United has a broken brand. As damaged as the brand is, United’s management is damaging it further. There are some brand touchpoints – and lost baggage is decidedly one of them – where people, not technology, can make the difference. Does this insight require an advanced business degree? I don’t think so. I suspect that United has plenty of management with advanced business education pedigrees. What it doesn’t have are managers with common sense about people and how vulnerable they feel when they are away from home.

There’s an old maxim in the service business. People who like your service will tell a couple of people. People who have a problem with you will tell 20 others. Things have changed.

Today, when consumers are passionate about service and evangelistic in their behaviors – as I am – they’ll tell thousands. That’s what I’m doing now, and that's what I'll be doing in the brand-building and brand-busting part of my blog. There's nothing like the vivid example of a personal, current, and real experience to drive home a lesson about what it takes to build or bust a brand.
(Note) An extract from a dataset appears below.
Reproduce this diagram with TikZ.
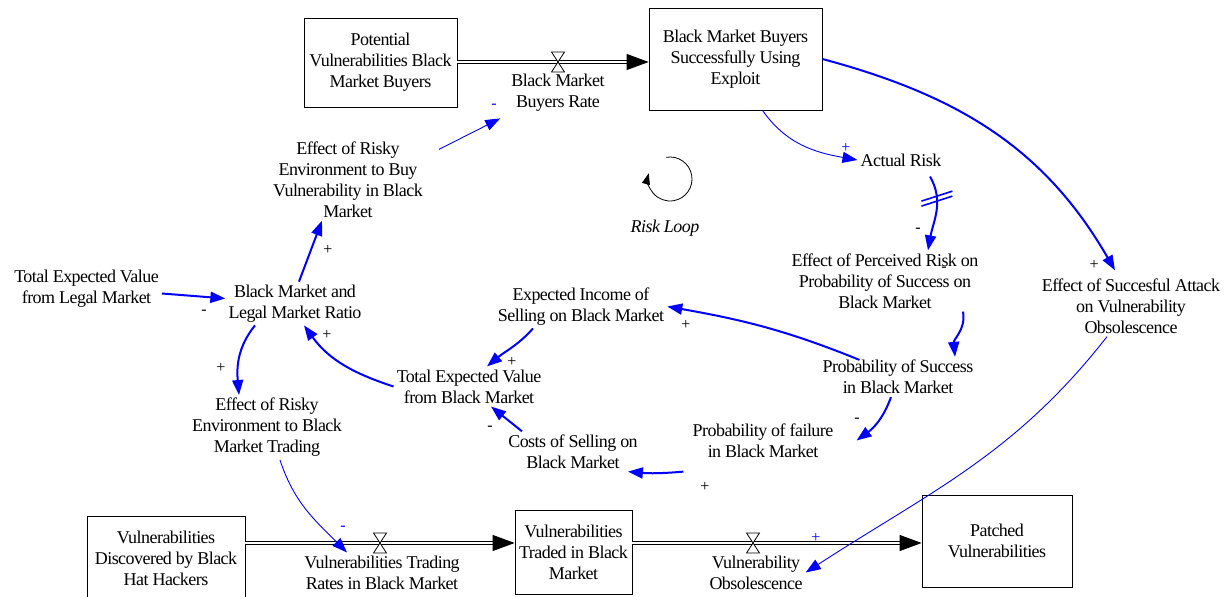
\documentclass[tikz,border=0pt]{standalone}
\usepackage{fontspec}
\setmainfont{Liberation Serif}[LetterSpace=-3]
\usetikzlibrary{arrows.meta}

\tikzset{
  var/.style={align=center, inner sep=3bp, font=\fontsize{18bp}{21bp}\selectfont},
  stock/.style={draw, line width=0.8bp, align=center, inner sep=2bp, font=\fontsize{18bp}{21bp}\selectfont},
  sign/.style={inner sep=0pt, font=\fontsize{16bp}{16bp}\selectfont},
  link/.style={draw=blue, line width=2bp, -{Triangle[length=15bp,width=11bp]}},
  thinlink/.style={draw=blue, line width=0.9bp, -{Triangle[length=15bp,width=11bp]}},
  pipe/.style={draw=black, double, double distance=2.2bp, line width=1bp},
  pipetip/.style={draw=black, line width=1bp, -{Triangle[length=22bp,width=16bp]}},
  valve/.style={draw=black, fill=white, line width=0.8bp},
}

\begin{document}
\begin{tikzpicture}
  \path[use as bounding box, fill=white] (0bp,0bp) rectangle (1229bp,597bp);

  \node (PVB) at (380.5bp,534.5bp) [stock, minimum width=153bp, minimum height=89bp] {Potential\\Vulnerabilities Black\\Market Buyers};
  \node (BMS) at (735.5bp,538bp)   [stock, minimum width=173bp, minimum height=102bp] {Black Market Buyers\\Successfully Using\\Exploit};
  \node (VD)  at (166bp,39bp)      [stock, minimum width=158bp, minimum height=84bp] {Vulnerabilities\\Discovered by Black\\Hat Hackers};
  \node (VT)  at (573.5bp,45bp)    [stock, minimum width=117bp, minimum height=84bp] {Vulnerabilities\\Traded in Black\\Market};
  \node (PV)  at (997bp,56bp)      [stock, minimum width=150bp, minimum height=92bp] {Patched\\Vulnerabilities};

  \node (BMBR) at (558bp,504.5bp) [var] {Black Market\\Buyers Rate};
  \node (VTR)  at (382bp,24.5bp)  [var] {Vulnerabilities Trading\\Rates in Black Market};
  \node (VO)   at (756bp,24.5bp)  [var] {Vulnerability\\Obsolescence};

  \node (AR)  at (901bp,437bp)    [var] {Actual Risk};
  \node (EPR) at (885bp,316bp)    [var] {Effect of Perceived Risk on\\Probability of Success on\\Black Market};
  \node (ESA) at (1131bp,291bp)   [var] {Effect of Succesful Attack\\on Vulnerability\\Obsolescence};
  \node (ERB) at (348bp,417.5bp)  [var] {Effect of Risky\\Environment to Buy\\Vulnerability in Black\\Market};
  \node (TEL) at (86.5bp,308.5bp) [var] {Total Expected Value\\from Legal Market};
  \node (BMR) at (295bp,293.5bp)  [var] {Black Market and\\Legal Market Ratio};
  \node (EIS) at (581bp,290.5bp)  [var] {Expected Income of\\Selling on Black Market};
  \node (PS)  at (898bp,220bp)    [var] {Probability of Success\\in Black Market};
  \node (TEB) at (469bp,210.5bp)  [var] {Total Expected Value\\from Black Market};
  \node (ERT) at (267bp,169.5bp)  [var] {Effect of Risky\\Environment to Black\\Market Trading};
  \node (CS)  at (573bp,145.5bp)  [var] {Costs of Selling on\\Black Market};
  \node (PF)  at (763bp,156.5bp)  [var] {Probability of failure\\in Black Market};

  \node (RL) at (665bp,369bp) [var, font=\fontsize{18bp}{21bp}\selectfont\itshape] {Risk Loop};
  \draw (670bp,418bp) ++(100:22bp) arc[start angle=100, end angle=-195, radius=22bp] [line width=0.8bp, -{Triangle[length=11bp,width=8bp]}];

  \coordinate (V1) at (558bp,535bp);
  \coordinate (V2) at (380bp,54bp);
  \coordinate (V3) at (753bp,54bp);
  \coordinate (P1) at (BMS.west |- V1);
  \coordinate (P2) at (VT.west |- V2);
  \coordinate (P3) at (PV.west |- V3);

  \draw (PVB.east |- V1) -- ([xshift=-20bp]P1) [pipe];
  \draw (VD.east |- V2) -- ([xshift=-20bp]P2) [pipe];
  \draw (VT.east |- V3) -- ([xshift=-20bp]P3) [pipe];
  \draw ([xshift=-2bp]P1) -- (P1) [pipetip];
  \draw ([xshift=-2bp]P2) -- (P2) [pipetip];
  \draw ([xshift=-2bp]P3) -- (P3) [pipetip];
  \draw (V1) ++(-6.5bp,10bp) -- ++(13bp,0bp) -- ++(-13bp,-20bp) -- ++(13bp,0bp) -- cycle [valve];
  \draw (V2) ++(-6.5bp,10bp) -- ++(13bp,0bp) -- ++(-13bp,-20bp) -- ++(13bp,0bp) -- cycle [valve];
  \draw (V3) ++(-6.5bp,10bp) -- ++(13bp,0bp) -- ++(-13bp,-20bp) -- ++(13bp,0bp) -- cycle [valve];

  \draw ([xshift=27bp]BMS.south) to[out=-55, in=170] (AR.west) [thinlink];
  \draw (BMS.east) to[out=-15, in=120] ([xshift=-16bp,yshift=5bp]ESA.north) [link];
  \draw ([xshift=29bp,yshift=-7bp]AR.south) to[out=-60, in=80] coordinate[pos=.3] (ARd) ([xshift=43bp]EPR.north) [link];
  \draw ([shift={(-15.5bp,-8bp)}]ARd) -- ([shift={(15.5bp,2bp)}]ARd) [blue, line width=1.6bp];
  \draw ([shift={(-15.5bp,-3bp)}]ARd) -- ([shift={(15.5bp,7bp)}]ARd) [blue, line width=1.6bp];
  \draw ([xshift=78bp]EPR.south) to[out=-80, in=95] ([xshift=57bp]PS.north) [link];
  \draw ([xshift=40bp,yshift=-3bp]PS.north west) to[out=158, in=-10] (EIS.east) [link];
  \draw ([xshift=-7bp]PS.south) to[out=-110, in=36] ([xshift=20bp]PF.east) [link];
  \draw ([xshift=-6bp,yshift=-11bp]PF.south west) to[out=185, in=-5] ([xshift=-13bp]CS.south east) [link];
  \draw ([xshift=-48bp]EIS.south) to[out=-132, in=40] ([xshift=18bp]TEB.north) [link];
  \draw ([xshift=-51bp]CS.north) -- ([xshift=22bp]TEB.south) [link];
  \draw (TEB.west) to[out=162, in=-54] ([xshift=9bp]BMR.south) [link];
  \draw ([yshift=-5bp]TEL.east) -- ([yshift=5bp]BMR.west) [link];
  \draw ([xshift=4bp]BMR.north) -- ([xshift=-26bp]ERB.south) [link];
  \draw ([xshift=-40bp]BMR.south) to[out=-129, in=95] ([xshift=-28bp]ERT.north) [link];
  \draw ([xshift=13bp,yshift=-11bp]ERB.north east) -- ([xshift=-8bp,yshift=-4bp]BMBR.south west) [thinlink];
  \draw ([xshift=13bp]ERT.south) to[out=-72, in=135] ([xshift=-35bp]VTR.north) [thinlink];
  \draw ([xshift=-24bp]ESA.south) to[out=-128, in=33] (VO.east) [thinlink];

  \node (s1)  at (846bp,449bp)  [sign, blue] {+};
  \node (s2)  at (1094bp,332bp) [sign] {+};
  \node (s3)  at (918bp,367bp)  [sign] {-};
  \node (s4)  at (944bp,328bp)  [sign] {-};
  \node (s5)  at (686bp,272bp)  [sign] {+};
  \node (s6)  at (857bp,177bp)  [sign] {-};
  \node (s7)  at (705bp,110bp)  [sign] {+};
  \node (s8)  at (512bp,235bp)  [sign] {+};
  \node (s9)  at (490bp,169bp)  [sign] {-};
  \node (s10) at (327bp,262bp)  [sign] {+};
  \node (s11) at (204bp,285bp)  [sign] {-};
  \node (s12) at (328bp,347bp)  [sign] {+};
  \node (s13) at (221bp,229bp)  [sign] {+};
  \node (s14) at (494bp,491bp)  [sign, blue] {-};
  \node (s15) at (343bp,69bp)   [sign, blue] {-};
  \node (s16) at (816bp,59bp)   [sign, blue] {+};
\end{tikzpicture}
\end{document}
Brands are built or busted one customer at a time. As much as I love United's current advertising campaign using paper puppets that fight dragons - and I think it is amazing - it is impossible for United to spend enough money advertising to overcome just how abandoned, uncared for, and disrespected I feel as a customer. I'd much rather that United had spent that advertising money on people who would get my bag to me. I'm not alone without luggage either. An Air Canada rep reported this morning some 500 accumulated delayed bags at the Ottawa airport as of this morning. There are a lot of people here in Ottawa yearning for clean underwear.

Frankly, given how United is managing its customer relations, I am very concerned for the jobs of its many dedicated employees. I can’t help but care about Julie, Vicki, Lateisha, and the thousands of other hard-working United employees who work hard, deserve rewarding employment, and care about their customers.

It’s hard for me to imagine a very bright future for a service company that puts systems like this in place. It's too bad. I once just loved United Airlines. No more.